The ACLU filed the charge on behalf of Mr. Rotondo seeking relief on a class-wide basis. The charge seeks to require changes to the company’s parental leave policy, as well as monetary relief for him and other fathers who have lost out on paid leave under the policy.
In recent guidance, the EEOC weighed in with its opinion on parental leave. According to the EEOC, employers should distinguish between leave related to pregnancy and childbirth, and leave related to providing care to a child. Leave related to pregnancy and childbirth can be limited to women, but leave for providing care to a child must be provided to men and women on the same terms. The EEOC suggests that if an employer provides mothers with leave beyond the period of recuperation from childbirth, it should provide the equivalent amount of leave to fathers.

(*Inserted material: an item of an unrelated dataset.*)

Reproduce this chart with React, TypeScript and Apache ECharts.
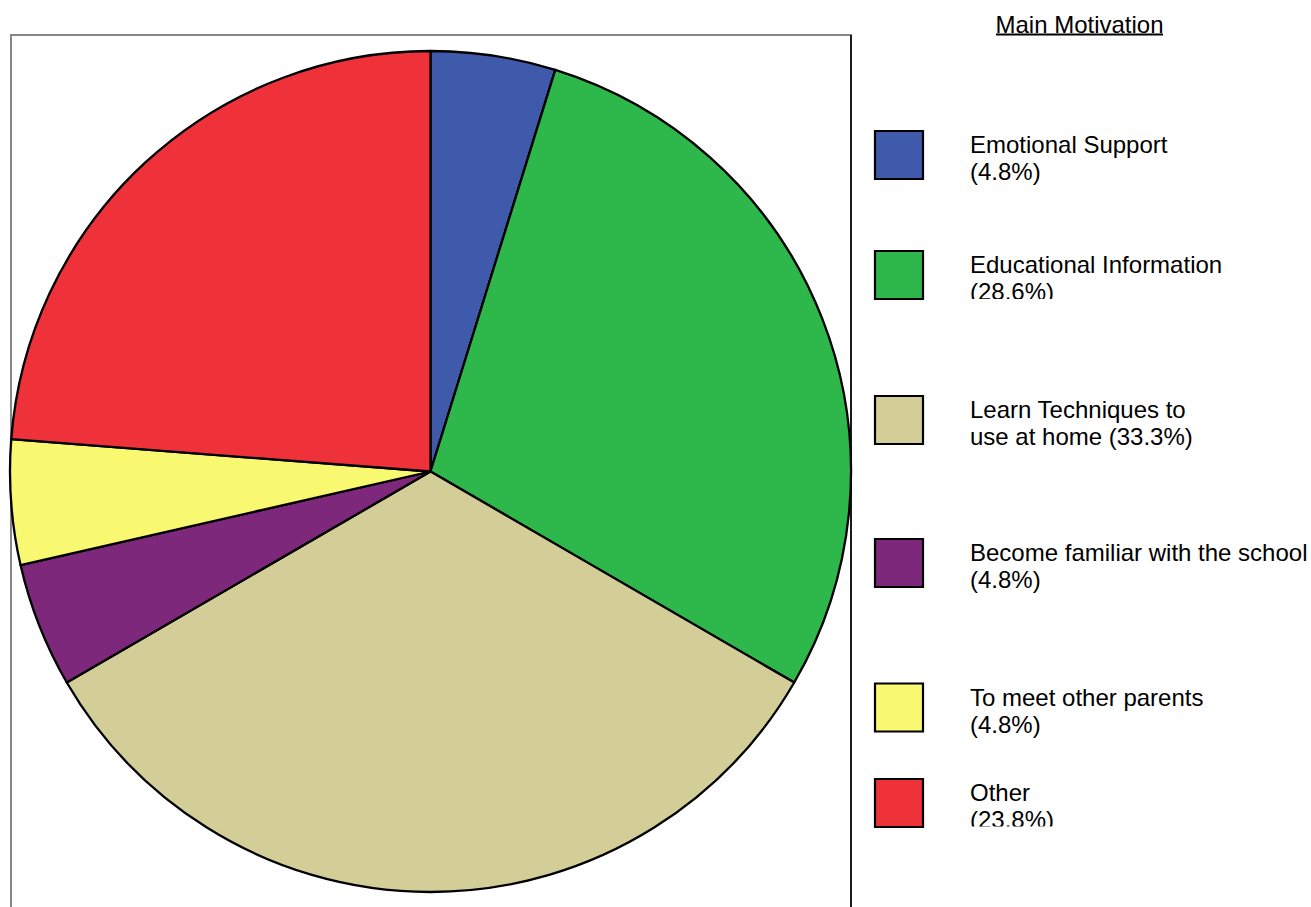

The complaint against JPMorgan is not the first to challenge a parental leave policy as discriminatory. Two years ago, a similar complaint was lodged against CNN for offering more leave to mothers than fathers; the network subsequently changed its leave policies.
As attitudes change and men take more active roles in caring for their newborn children, claims like Mr. Rotondo’s may become more prevalent. Employers should take this opportunity to review their parental leave policies and if they provide leave beyond the period of recuperation from childbirth, they should consider revising their policies to provide the same amount of that leave to fathers.